Approvals for private sector houses were driven lower by South Australia (-5.3 per cent), New South Wales (-2.6 per cent), and Queensland (-0.4 per cent), while rises were seen in Western Australia (2.2 per cent) and Victoria (1.2 per cent) in December.
The value of total building approved fell 6.4 per cent, following a 10.4 per cent drop in November.
The value of total residential building fell 3.7 per cent, with a 3.8 per cent decrease in new residential building and a 2.8 per cent fall in alterations and additions.
The value of non-residential building fell 10.6 per cent, after a 19.8 per cent fall in November.

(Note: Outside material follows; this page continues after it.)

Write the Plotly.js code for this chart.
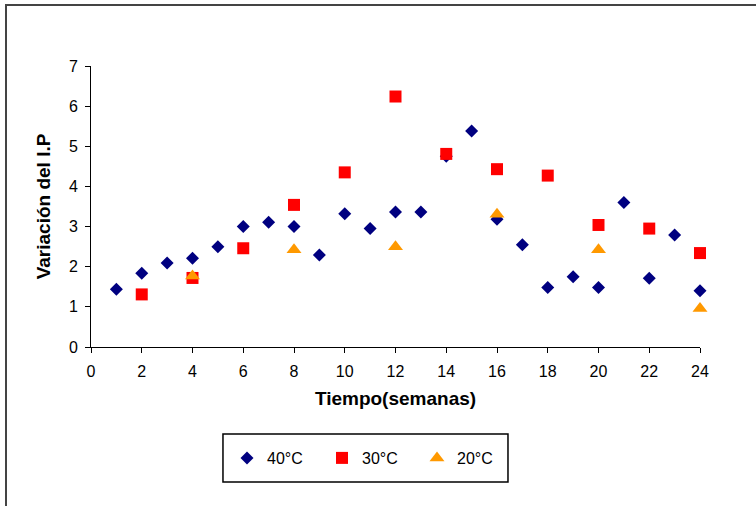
<!DOCTYPE html>
<html>
<head>
<meta charset="utf-8">
<script src="https://cdn.plot.ly/plotly-3.0.1.min.js"></script>
<style>
html,body{margin:0;padding:0;background:#fff;}
#chart{width:756px;height:506px;}
#frame{position:absolute;left:5px;top:4px;width:760px;height:520px;border-top:2px solid #444;border-left:2px solid #444;pointer-events:none;}
</style>
</head>
<body>
<div id="chart"></div>
<div id="frame"></div>
<script>
// Data
const weeks40 = [1,2,3,4,5,6,7,8,9,10,11,12,13,14,15,16,17,18,19,20,21,22,23,24];
const ip40 = [1.44,1.84,2.09,2.21,2.50,3.00,3.11,3.00,2.29,3.32,2.95,3.36,3.36,4.75,5.38,3.18,2.55,1.48,1.75,1.48,3.60,1.71,2.79,1.40];
const weeks30 = [2,4,6,8,10,12,14,16,18,20,22,24];
const ip30 = [1.31,1.72,2.46,3.54,4.35,6.24,4.81,4.43,4.27,3.04,2.95,2.34];
const weeks20 = [4,8,12,16,20,24];
const ip20 = [1.77,2.42,2.50,3.31,2.42,0.96];
const seriesNames = ['40°C','30°C','20°C'];
const xTicks = [0,2,4,6,8,10,12,14,16,18,20,22,24];
const yTicks = [0,1,2,3,4,5,6,7];

const fam = 'Liberation Sans, Arial, sans-serif';
const tickFont = {family:fam, color:'#000', size:16};
const titleFont = {family:fam, color:'#000', size:19};
const legendFont = {family:fam, color:'#000', size:16};

const traces = [
  {x:weeks40, y:ip40, name:seriesNames[0], type:'scatter', mode:'markers', cliponaxis:false,
   marker:{symbol:'diamond', size:10, color:'#000080'}},
  {x:weeks30, y:ip30, name:seriesNames[1], type:'scatter', mode:'markers', cliponaxis:false,
   marker:{symbol:'square', size:12, color:'#FF0000'}},
  {x:weeks20, y:ip20, name:seriesNames[2], type:'scatter', mode:'markers', cliponaxis:false,
   marker:{symbol:'triangle-up', size:13, color:'#FF9900'}}
];

const layout = {
  width:756, height:506,
  margin:{l:91, r:56, t:66, b:159},
  paper_bgcolor:'#fff', plot_bgcolor:'#fff',
  font:tickFont,
  showlegend:true,
  xaxis:{range:[0,24], tickvals:xTicks, ticktext:xTicks.map(String),
    showgrid:false, zeroline:false, showline:true, linecolor:'#000', linewidth:1,
    ticks:'outside', ticklen:5, tickcolor:'#000', tickfont:tickFont, ticklabelstandoff:5,
    title:{text:'<b>Tiempo(semanas)</b>', font:titleFont, standoff:12}},
  yaxis:{range:[0,7], tickvals:yTicks, ticktext:yTicks.map(String),
    showgrid:false, zeroline:false, showline:true, linecolor:'#000', linewidth:1,
    ticks:'outside', ticklen:5, tickcolor:'#000', tickfont:tickFont, ticklabelstandoff:4,
    title:{text:'<b>Variación del I.P</b>', font:titleFont, standoff:13}},
  legend:{orientation:'h', x:0.2233, xanchor:'left', y:-0.395, yanchor:'middle',
    borderwidth:0, bgcolor:'rgba(0,0,0,0)', font:legendFont,
    entrywidth:50, itemwidth:30},
  shapes:[{type:'rect', xref:'paper', yref:'paper', x0:0.2167, x1:0.6847, y0:-0.4804, y1:-0.3096,
    line:{color:'#000', width:1.5}, fillcolor:'rgba(0,0,0,0)', layer:'below'}]
};

Plotly.newPlot('chart', traces, layout, {displayModeBar:false, staticPlot:true});
</script>
</body>
</html>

We know that, even though new dwellings are approved, that doesn’t mean that they get built.
Particularly for medium and high-rise apartments, which currently are not financially viable to build.
The chart below shows how unit building approvals have decreased over the last decade as developers are not prepared to take on commercial risk.
We know the government is keen for developers to build 1.2 million new dwellings over the next five years and is hoping that apartments will be the answer.
However, suggesting we build where land is the most expensive ( in the inner and middle ring suburbs), using expensive construction techniques and hoping to deliver affordable housing is unrealistic.
The second auction weekend for 2024 has again produced generally solid clearance rates for nearly all capitals, with listings continuing to track well above the numbers reported over the same weekend last year.
Brisbane had the strongest auction clearance rate of 78.9%.
Auction clearance results for the other capitals were: - Melbourne - 72.1%; Sydney - 77.2%; Adelaide - 78.4% and Canberra - 57.9%.
The national auction market reported a clearance rate of 72.9% at the weekend which was well above the 66.0% reported over the previous weekend – and also higher than the 70.8% recorded over the same weekend last year.
Capital city weekend auction markets have commenced 2024 with continuing solid to strong results which are set to continue over coming weekends with the RBA confirming interest rates on hold again over February.